For the exhibition, curator Iris Müller-Westermann and I removed the many modernist works from a large room in Moderna Museet, leaving only one Malevich painting - Black and White Suprematist Composition 1915 – and the model of Tatlin’s Tower. Then we put together a selection of paintings by Hilma af Klint for the other side of the room and a small ante-room, plus a painting by Giacomo Balla. By taking the Malevich out of its usual historic context, by de-historicising it one might say, the work became incredibly vibrant and ‘new’, and its meaning appeared to change. Being displayed near the Klint paintings, it seemed less about rationality and progress, but about something much more mystical.
The Suprematism movement gets associated with Constructivism and the idea of progress in image-making; even the name itself, its ‘supreme-ness’, implies paternalism and authoritarianism. But that was not really its intention. I think Malevich had much in common with his predecessor Klint – our very first abstract painter - in that he had great hopes for the transformative potential that his images could evoke. His idea of Suprematism was based on instinct and feeling or emotion, rather than a sense of rationality we often think we see in the work of, for example, Josef Albers.

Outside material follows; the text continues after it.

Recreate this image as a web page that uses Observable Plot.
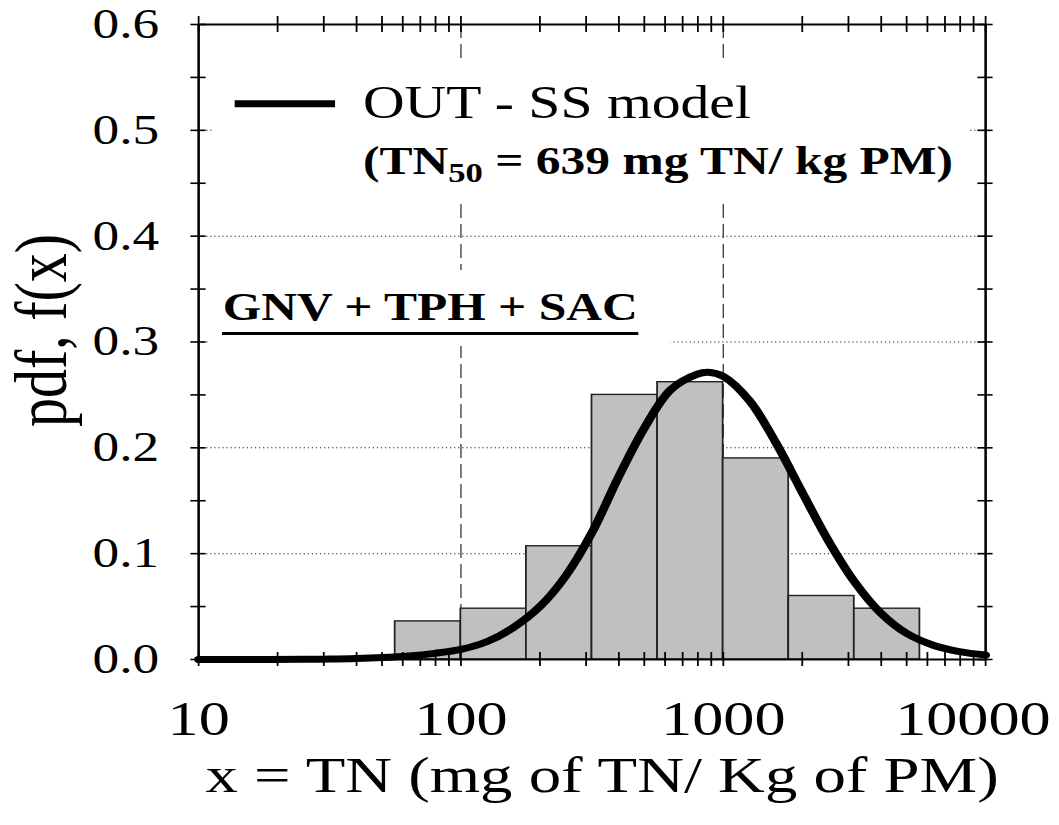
<!DOCTYPE html>
<html><head><meta charset="utf-8">
<script src="https://cdn.jsdelivr.net/npm/d3@7"></script>
<script src="https://cdn.jsdelivr.net/npm/@observablehq/plot@0.6"></script>
<style>
html,body{margin:0;padding:0;background:#fff;overflow:hidden}
#chart{width:1059px;height:825px;overflow:hidden}
#chart svg{transform:scaleX(1.27);transform-origin:0 0;display:block}
</style></head><body><div id="chart"></div>
<script>
// Histogram bins (log-spaced edges) and pdf heights
const binLower = [56.2, 100, 177.8, 316.2, 562.3, 1000, 1778, 3162];
const binUpper = [100, 177.8, 316.2, 562.3, 1000, 1778, 3162, 5623];
const binPdf = [0.036, 0.048, 0.107, 0.250, 0.262, 0.190, 0.060, 0.048];

// Model curve
const curveX = [10, 15.8, 25.1, 31.6, 39.8, 50.1, 63.1, 79.4, 100, 126, 158, 200, 251, 316, 398, 501, 631, 794, 875, 1000, 1259, 1585, 1995, 2512, 3162, 3981, 5012, 6310, 7943, 10000];
const curveY = [0.0, 0.0, 0.0002, 0.0004, 0.0009, 0.0018, 0.0033, 0.0058, 0.0095, 0.017, 0.030, 0.050, 0.079, 0.120, 0.172, 0.219, 0.255, 0.2695, 0.2715, 0.2675, 0.2445, 0.205, 0.1584, 0.1125, 0.0735, 0.044, 0.0245, 0.0135, 0.0075, 0.0042];

// Axes
const xTickLabels = [10, 100, 1000, 10000];
const xMinorTicks = [10, 20, 30, 40, 50, 60, 70, 80, 90, 100, 200, 300, 400, 500, 600, 700, 800, 900, 1000, 2000, 3000, 4000, 5000, 6000, 7000, 8000, 9000, 10000];
const yTickLabels = [0.0, 0.1, 0.2, 0.3, 0.4, 0.5, 0.6];
const yMinorTicks = [0.0, 0.05, 0.1, 0.15, 0.2, 0.25, 0.3, 0.35, 0.4, 0.45, 0.5, 0.55, 0.6];
const yGrid = [0.1, 0.2, 0.3, 0.4, 0.5];
const xGrid = [100, 1000];

// Texts
const xTitle = "x = TN (mg of TN/ Kg of PM)";
const yTitle = "pdf, f(x)";
const legendLabel = "OUT - SS model";
const legendNote = "(TN50 = 639 mg TN/ kg PM)";
const groupLabel = "GNV + TPH + SAC";

const bins = binLower.map((lo, i) => ({lo, hi: binUpper[i], pdf: binPdf[i]}));
const curve = curveX.map((x, i) => ({x, y: curveY[i]}));

const S = 1.27; // horizontal stretch of the original figure
const W = 1059 / S;
const mL = 198 / S, mR = 74 / S, mT = 24, mB = 166, H = 825;
const fw = W - mL - mR, fh = H - mT - mB;

const chart = Plot.plot({
  width: W,
  height: H,
  marginLeft: mL,
  marginRight: mR,
  marginTop: mT,
  marginBottom: mB,
  style: {fontFamily: "'Liberation Serif', 'Times New Roman', serif", background: "white", color: "black"},
  x: {type: "log", domain: [10, 10000], axis: null},
  y: {domain: [0, 0.6], axis: null},
  marks: [
    Plot.ruleY(yGrid, {y: d => d, stroke: "#000", strokeOpacity: 0.85, strokeDasharray: "1,2.2", strokeWidth: 1}),
    Plot.ruleX(xGrid, {x: d => d, stroke: "#333", strokeDasharray: "14,6", strokeWidth: 1}),
    // white backing boxes behind the annotations
    Plot.rect([0], {x1: 11.3, x2: 8690, y1: 0.434, y2: 0.564, fill: "white"}),
    Plot.rect([0], {x1: 11.1, x2: 633, y1: 0.2958, y2: 0.3676, fill: "white"}),
    Plot.rectY(bins, {x1: "lo", x2: "hi", y: "pdf", fill: "#c0c0c0", stroke: "#222", strokeWidth: 1.4}),
    Plot.line(curve, {x: "x", y: "y", stroke: "black", strokeWidth: 7, curve: "catmull-rom"}),
    // legend
    Plot.ruleY([0.525], {y: d => d, x1: 13.8, x2: 33.3, stroke: "black", strokeWidth: 7}),
    Plot.text([legendLabel], {x: 42.3, y: 0.525, text: d => d, textAnchor: "start", lineAnchor: "middle", fontSize: 45.4}),
    Plot.text([legendNote], {x: 42.3, y: 0.4706, text: d => d, textAnchor: "start", lineAnchor: "middle", fontSize: 39, fontWeight: "bold"}),
    Plot.text([groupLabel], {x: 12.35, y: 0.3326, text: d => d, textAnchor: "start", lineAnchor: "middle", fontSize: 39, fontWeight: "bold"}),
    Plot.ruleY([0.308], {y: d => d, x1: 12.35, x2: 477, stroke: "black", strokeWidth: 3}),
    Plot.frame({stroke: "black", strokeWidth: 2}),
    // ticks crossing the frame
    Plot.ruleY(yMinorTicks, {y: d => d, insetLeft: -6, insetRight: fw - 6, stroke: "black", strokeWidth: 1.6}),
    Plot.ruleY(yMinorTicks, {y: d => d, insetLeft: fw - 6, insetRight: -6, stroke: "black", strokeWidth: 1.6}),
    Plot.ruleX(xMinorTicks, {x: d => d, insetTop: -8, insetBottom: fh - 8, stroke: "black", strokeWidth: 1.4}),
    Plot.ruleX(xMinorTicks, {x: d => d, insetTop: fh - 7, insetBottom: -7, stroke: "black", strokeWidth: 1.4}),
    // tick labels
    Plot.text(yTickLabels, {y: d => d, frameAnchor: "left", dx: -31, textAnchor: "end", lineAnchor: "middle", text: d => d3.format(".1f")(d), fontSize: 42}),
    Plot.text(xTickLabels.slice(0, 3), {x: d => d, frameAnchor: "bottom", dy: 41, textAnchor: "middle", lineAnchor: "top", text: d => String(d), fontSize: 49}),
    Plot.text(xTickLabels.slice(3), {x: d => d, frameAnchor: "bottom", dy: 41, dx: -10, textAnchor: "middle", lineAnchor: "top", text: d => String(d), fontSize: 49}),
    // axis titles
    Plot.text([xTitle], {frameAnchor: "bottom", text: d => d, dy: 116, dx: 10 / S, textAnchor: "middle", lineAnchor: "middle", fontSize: 51}),
    Plot.text([yTitle], {frameAnchor: "left", text: d => d, rotate: -90, dx: -123, dy: -11.5, textAnchor: "middle", lineAnchor: "middle", fontSize: 58})
  ]
});

// subscript "50" in the legend note
chart.querySelectorAll("text").forEach(t => {
  if (t.textContent === legendNote) {
    t.textContent = "";
    const ns = "http://www.w3.org/2000/svg";
    const a = document.createElementNS(ns, "tspan"); a.textContent = "(TN";
    const b = document.createElementNS(ns, "tspan"); b.textContent = "50"; b.setAttribute("font-size", "0.7em"); b.setAttribute("dy", "0.3em");
    const c = document.createElementNS(ns, "tspan"); c.textContent = " = 639 mg TN/ kg PM)"; c.setAttribute("dy", "-0.21em");
    t.append(a, b, c);
  }
});

document.getElementById("chart").append(chart);
</script>
</body></html>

And then there is the famous photograph of ‘The Last Futurist Exhibition of Painting 0:10’. For me, this picture prefigures ideas of exhibition display in the 1950s, 1960s and 1970s, inasmuch as it is about the body and how you experience something in space, as opposed to the notion of the image as bordered object. This picture led me to Malevich’s work on the opera Victory Over the Sun – for which he designed costumes and sets - and then to that of his colleagues Varvara Stepanova and Lyubov Popova, who were also making artworks as clothing and costume design. These artists were painting abstraction through the form of the body in the same way that ‘The Last Futurist Exhibition of Painting 0:10’ was a display of paintings about the body’s experience of form.
This is a really poignant subject today, because so much about abstraction has been critiqued in terms of authoritarianism and universalism – abstraction as ‘suprematism’ in the sense of it being a supreme expression of something. I agree with the critiques, but what’s missing are the hopes that it represented in Malevich’s time. These images, drawings, plans and costumes for operas and ballets are a clue to both the original meaning and perhaps also to an ongoing meaning for their work: abstraction through the subjectivity of the body.
Malevich seems to me to be a very hopeful artist today if you allow his work to resonate anew and realise that it comes not only out of history, but out of desire and hope and dreams.
Josiah McElheny is an artist based in New York City.